The Good Fence (הגדר הטובה) was a term that referred to Israel's mountainous 80-mile northern border with Lebanon[1] during the period following the Lebanese Civil War and the 1978 South Lebanon conflict. At the time, southern Lebanon was controlled by the Maronite Christians and the South Lebanon Army.

From the 1948 establishment of the State of Israel until 1970, Israel's border with Lebanon was quiet to the point that farmers from the Israeli town of Metula farmed their lands in the Ayoun Valley inside Lebanon.
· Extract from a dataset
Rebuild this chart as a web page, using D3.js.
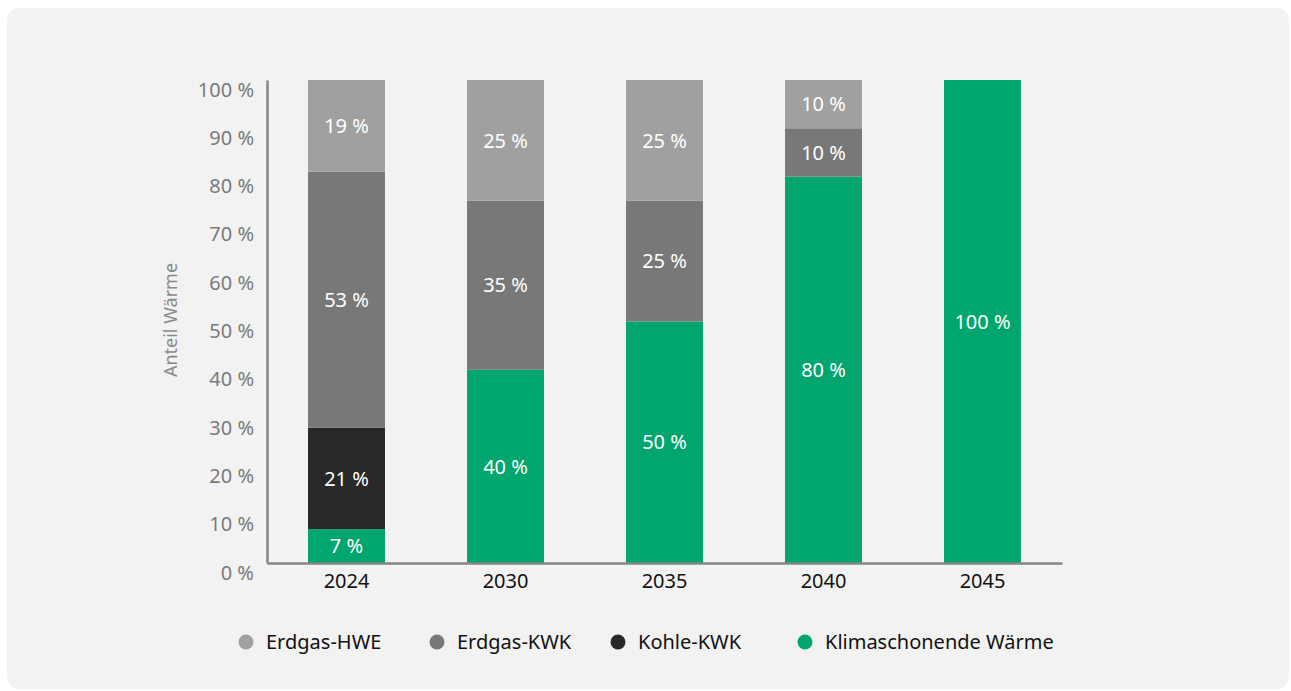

In 1970, after their expulsion from Jordan during Black September, the PLO began taking control over southern Lebanon and breaking the tranquility that resided in the area.

The beginning of the Good Fence coincides with the beginning of the civil war in Lebanon in 1976 and Israel support of the Maronites in southern Lebanon in their battle with the PLO. From 1977 Israel allowed the Maronites to find employment in Israel and provided assistance in exporting goods through the Israeli port city of Haifa. The main border crossing through which goods and workers crossed was the Fatima Gate crossing near Metula.

Israel alleges that, before 2000, approximately one-third of the patients in the ophthalmology department of the Western Galilee Hospital were Lebanese citizens who crossed the border through the Good Fence and received treatment free of charge.[2]

The Good Fence ceased to exist with Israel's withdrawal from southern Lebanon in 2000.